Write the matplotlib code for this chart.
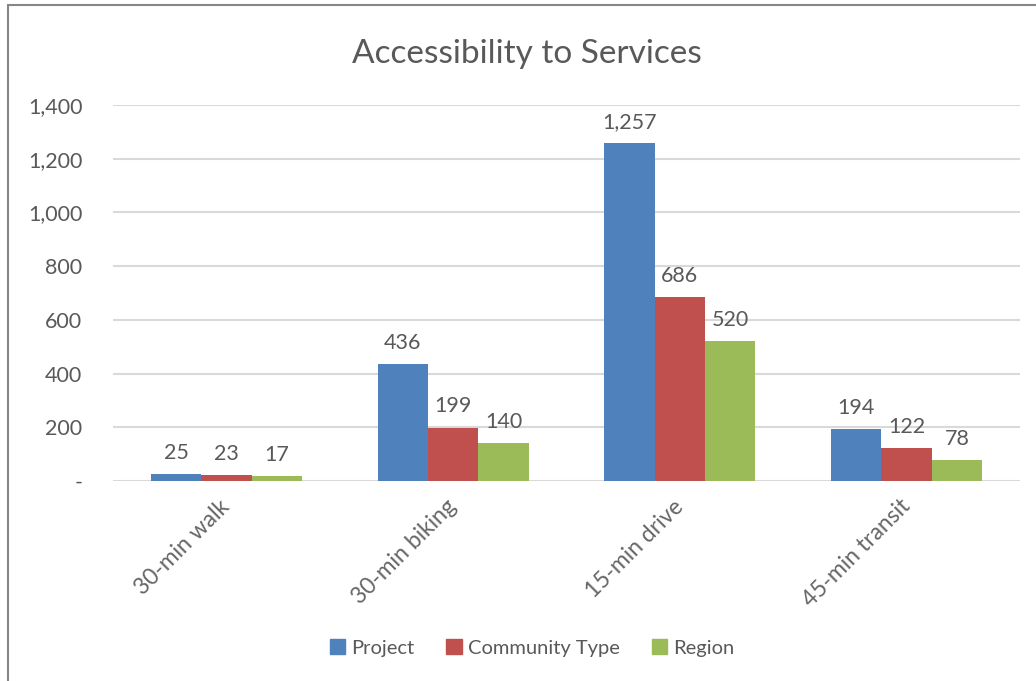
* * *
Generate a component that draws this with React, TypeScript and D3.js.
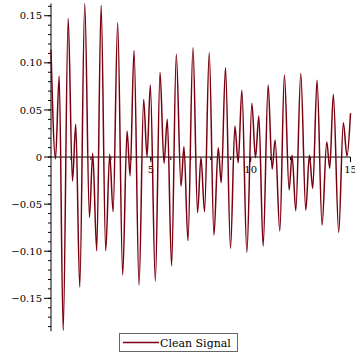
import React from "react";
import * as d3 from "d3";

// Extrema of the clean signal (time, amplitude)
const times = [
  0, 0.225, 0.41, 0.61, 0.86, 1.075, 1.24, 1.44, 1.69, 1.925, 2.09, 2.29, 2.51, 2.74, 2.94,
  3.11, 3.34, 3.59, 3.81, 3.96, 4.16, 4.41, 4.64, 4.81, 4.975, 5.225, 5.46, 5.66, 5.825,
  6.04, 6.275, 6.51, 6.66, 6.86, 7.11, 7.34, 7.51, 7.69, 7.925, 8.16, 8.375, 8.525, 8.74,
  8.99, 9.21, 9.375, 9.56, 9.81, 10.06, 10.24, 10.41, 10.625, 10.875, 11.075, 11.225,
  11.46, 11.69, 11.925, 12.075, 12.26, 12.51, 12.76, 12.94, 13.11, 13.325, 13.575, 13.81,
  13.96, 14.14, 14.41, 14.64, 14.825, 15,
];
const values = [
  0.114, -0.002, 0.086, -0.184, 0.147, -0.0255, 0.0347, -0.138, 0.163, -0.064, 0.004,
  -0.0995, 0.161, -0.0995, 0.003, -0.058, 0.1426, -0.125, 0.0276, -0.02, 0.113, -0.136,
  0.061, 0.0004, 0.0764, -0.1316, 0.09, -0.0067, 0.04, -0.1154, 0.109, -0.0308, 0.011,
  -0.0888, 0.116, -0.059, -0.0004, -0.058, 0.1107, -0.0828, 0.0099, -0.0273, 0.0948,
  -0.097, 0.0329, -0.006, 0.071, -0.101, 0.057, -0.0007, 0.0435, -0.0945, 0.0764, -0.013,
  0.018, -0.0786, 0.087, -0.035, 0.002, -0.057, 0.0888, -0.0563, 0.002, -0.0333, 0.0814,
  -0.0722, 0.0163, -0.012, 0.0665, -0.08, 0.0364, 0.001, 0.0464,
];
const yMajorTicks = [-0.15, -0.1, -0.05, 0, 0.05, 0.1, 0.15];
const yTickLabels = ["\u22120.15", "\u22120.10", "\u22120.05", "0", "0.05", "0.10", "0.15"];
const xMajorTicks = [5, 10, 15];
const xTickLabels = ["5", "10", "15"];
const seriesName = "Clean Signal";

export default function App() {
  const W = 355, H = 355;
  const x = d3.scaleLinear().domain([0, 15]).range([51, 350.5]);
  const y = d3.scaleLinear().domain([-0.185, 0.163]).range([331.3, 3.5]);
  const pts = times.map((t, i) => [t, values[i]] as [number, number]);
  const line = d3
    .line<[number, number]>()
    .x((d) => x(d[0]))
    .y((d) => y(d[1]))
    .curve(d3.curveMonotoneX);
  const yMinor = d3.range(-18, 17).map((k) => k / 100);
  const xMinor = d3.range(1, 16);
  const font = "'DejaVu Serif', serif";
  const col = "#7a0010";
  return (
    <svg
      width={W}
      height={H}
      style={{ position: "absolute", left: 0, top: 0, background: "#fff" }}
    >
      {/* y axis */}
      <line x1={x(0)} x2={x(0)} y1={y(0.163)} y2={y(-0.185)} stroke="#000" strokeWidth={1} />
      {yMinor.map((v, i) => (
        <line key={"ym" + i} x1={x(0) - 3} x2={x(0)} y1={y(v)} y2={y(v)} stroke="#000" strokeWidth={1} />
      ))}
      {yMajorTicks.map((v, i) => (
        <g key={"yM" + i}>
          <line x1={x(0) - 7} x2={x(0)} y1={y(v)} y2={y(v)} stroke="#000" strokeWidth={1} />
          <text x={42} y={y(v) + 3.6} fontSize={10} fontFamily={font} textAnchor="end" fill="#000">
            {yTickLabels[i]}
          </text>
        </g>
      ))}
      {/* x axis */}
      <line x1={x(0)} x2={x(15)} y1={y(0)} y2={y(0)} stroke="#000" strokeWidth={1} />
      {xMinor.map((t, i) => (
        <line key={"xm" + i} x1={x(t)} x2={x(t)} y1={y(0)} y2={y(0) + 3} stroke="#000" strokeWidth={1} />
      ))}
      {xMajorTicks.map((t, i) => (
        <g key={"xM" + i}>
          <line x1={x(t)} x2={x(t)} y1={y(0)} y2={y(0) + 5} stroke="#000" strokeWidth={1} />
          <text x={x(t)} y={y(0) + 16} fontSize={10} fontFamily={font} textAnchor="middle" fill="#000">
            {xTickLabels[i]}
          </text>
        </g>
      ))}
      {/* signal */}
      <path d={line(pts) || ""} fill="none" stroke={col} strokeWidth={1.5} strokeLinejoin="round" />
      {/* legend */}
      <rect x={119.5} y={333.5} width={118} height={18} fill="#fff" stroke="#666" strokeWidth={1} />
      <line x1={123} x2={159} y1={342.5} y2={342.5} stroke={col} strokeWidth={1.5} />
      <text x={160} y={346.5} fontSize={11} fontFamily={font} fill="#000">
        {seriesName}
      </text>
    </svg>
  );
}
* * *
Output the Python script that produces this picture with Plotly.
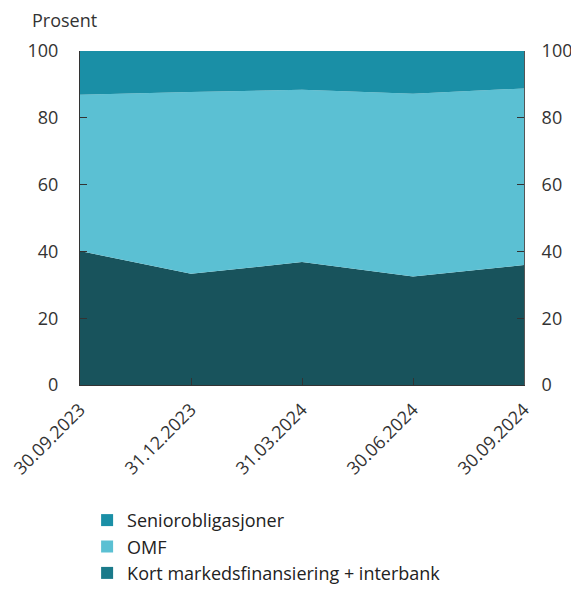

GIVEN EXERCISE: Go back to the listing above and reproduce, exactly, the stretch from the line bearing "Generate a component" through the line bearing "import * as", without its pictures.

RESULT:
Generate a component that draws this with React, TypeScript and D3.js.
import React from "react";
import * as d3 from "d3";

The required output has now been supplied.